= Arnaoutogeitonia =

Neighborhood of Limassol, Cyprus

Arnaoutigitonia (or Arnaoudkia or Arnaout) (Greek: Αρναουτογειτονιά ή Αρναουθκιά ή Αρναούτ) is a Neighbourhood, Quarter, Mahalla or Parish of the Municipality of Limassol.

== Location ==
To the west it borders with Agios Ioannis, to the north and east with Katholiki, to the southeast and south with Tzami Tzentit and to the southwest with Tsiflikoudia.

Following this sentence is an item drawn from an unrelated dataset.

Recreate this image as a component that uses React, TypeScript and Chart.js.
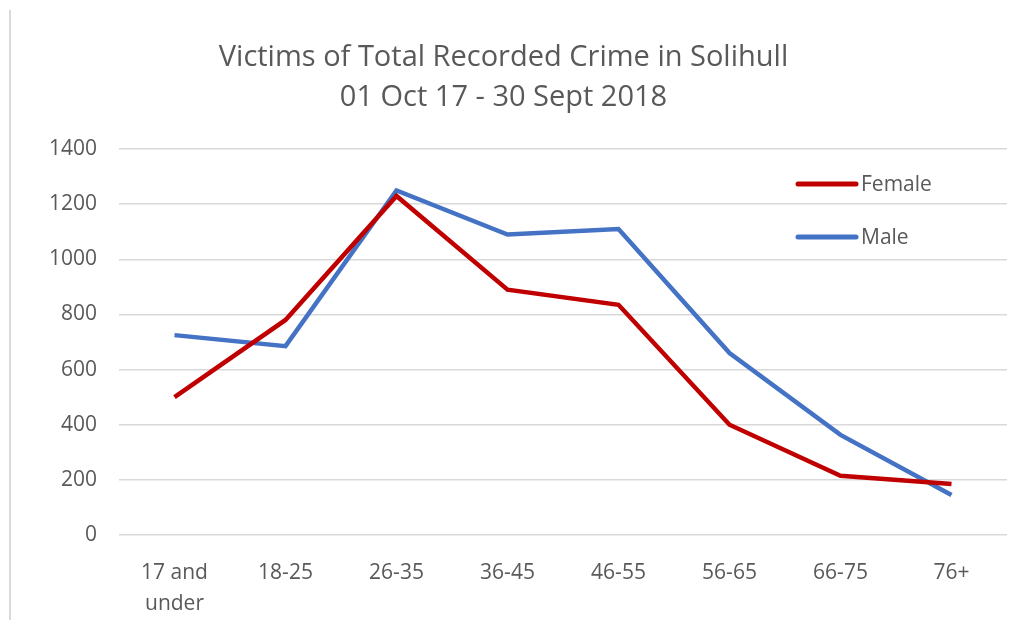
import React, { useEffect, useRef } from "react";
import { Chart, registerables } from "chart.js";

Chart.register(...registerables);

const categories: (string | string[])[] = [
  ["17 and", "under"],
  "18-25",
  "26-35",
  "36-45",
  "46-55",
  "56-65",
  "66-75",
  "76+",
];
const femaleValues = [500, 780, 1230, 890, 835, 400, 215, 185];
const maleValues = [725, 685, 1250, 1090, 1110, 660, 363, 145];
const seriesNames = ["Female", "Male"];
const seriesColors = ["#c00000", "#4472c4"];
const titleLines = ["Victims of Total Recorded Crime in Solihull", "01 Oct 17 - 30 Sept 2018"];

const FONT = "'Open Sans', 'DejaVu Sans', sans-serif";
const TEXT = "#595959";

const insideLegend = {
  id: "insideLegend",
  afterDatasetsDraw(chart: any) {
    const { ctx, chartArea } = chart;
    ctx.save();
    chart.data.datasets.forEach((ds: any, i: number) => {
      const y = chartArea.top + 35 + i * 53;
      const x0 = chartArea.right - 209;
      ctx.strokeStyle = ds.borderColor;
      ctx.lineWidth = 5;
      ctx.lineCap = "round";
      ctx.beginPath();
      ctx.moveTo(x0, y);
      ctx.lineTo(x0 + 58, y);
      ctx.stroke();
      ctx.fillStyle = TEXT;
      ctx.font = `21px ${FONT}`;
      ctx.textBaseline = "middle";
      ctx.textAlign = "left";
      ctx.fillText(ds.label, x0 + 63, y + 1);
    });
    ctx.restore();
  },
};

export default function App() {
  const ref = useRef<HTMLCanvasElement | null>(null);
  useEffect(() => {
    if (!ref.current) return;
    const chart = new Chart(ref.current, {
      type: "line",
      data: {
        labels: categories as any,
        datasets: [
          {
            label: seriesNames[0],
            data: femaleValues,
            borderColor: seriesColors[0],
            backgroundColor: seriesColors[0],
            borderWidth: 4.5,
            pointRadius: 0,
            tension: 0,
          },
          {
            label: seriesNames[1],
            data: maleValues,
            borderColor: seriesColors[1],
            backgroundColor: seriesColors[1],
            borderWidth: 4.5,
            pointRadius: 0,
            tension: 0,
          },
        ],
      },
      options: {
        animation: false,
        responsive: false,
        maintainAspectRatio: false,
        layout: { padding: { left: 0, right: 16, top: 38, bottom: 0 } },
        plugins: {
          legend: { display: false },
          tooltip: { enabled: false },
          title: {
            display: true,
            text: titleLines,
            color: TEXT,
            font: { family: FONT, size: 29, weight: "normal", lineHeight: 1.38 },
            padding: { top: 0, bottom: 31 },
          },
        },
        scales: {
          x: {
            offset: true,
            grid: { display: false, drawTicks: false },
            border: { display: false },
            ticks: {
              color: TEXT,
              font: { family: FONT, size: 21, lineHeight: 1.5 },
              padding: 22,
              maxRotation: 0,
              autoSkip: false,
            },
            afterFit(scale: any) {
              scale.height = 85;
            },
          },
          y: {
            min: 0,
            max: 1400,
            ticks: {
              stepSize: 200,
              color: TEXT,
              font: { family: FONT, size: 21 },
              padding: 22,
              callback: (v: any) => String(v),
            },
            grid: { color: "#d9d9d9", lineWidth: 1.5, drawTicks: false },
            border: { display: false },
            afterFit(scale: any) {
              scale.width = 119;
            },
          },
        },
      },
      plugins: [insideLegend],
    });
    return () => chart.destroy();
  }, []);
  return (
    <div style={{ position: "fixed", left: 0, top: 0, width: 1023, height: 620, background: "#fff" }}>
      <div style={{ position: "absolute", left: 9, top: 10, width: 2, height: 610, background: "#d9d9d9" }} />
      <canvas ref={ref} width={1023} height={620} style={{ position: "absolute", left: 0, top: 0 }} />
    </div>
  );
}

Arnaoutogeitonia is located to the west of the Garyllis river.

== Population ==
It was mostly inhabited by Turkish Cypriots, until 1974, its currently inhabited by Greek Cypriot refugees and after the 2004 reopening of the crossing points with Turkish Cypriots and Gurbeti that returned.

== History ==
The district got its name from the Turkish word Arnaout, which means Albanian. The district had a significant population of Turkish-Albanians brought by the Ottomans in the 19th century to establish a colony. Either by mistake or for reasons of convenience, the Greek Cypriots called the whole district Arnaout or Arnaoudkia. The district is built around the Arnaut Mosque of Limassol. In the district there were handicrafts and workshops, cafes and sports clubs, as well as a winter cinema. In 2019 the Cyprus Republic published which areas of the mainly Turkish-Cypriot owned Arnaoutogeitonia will be used for public interests.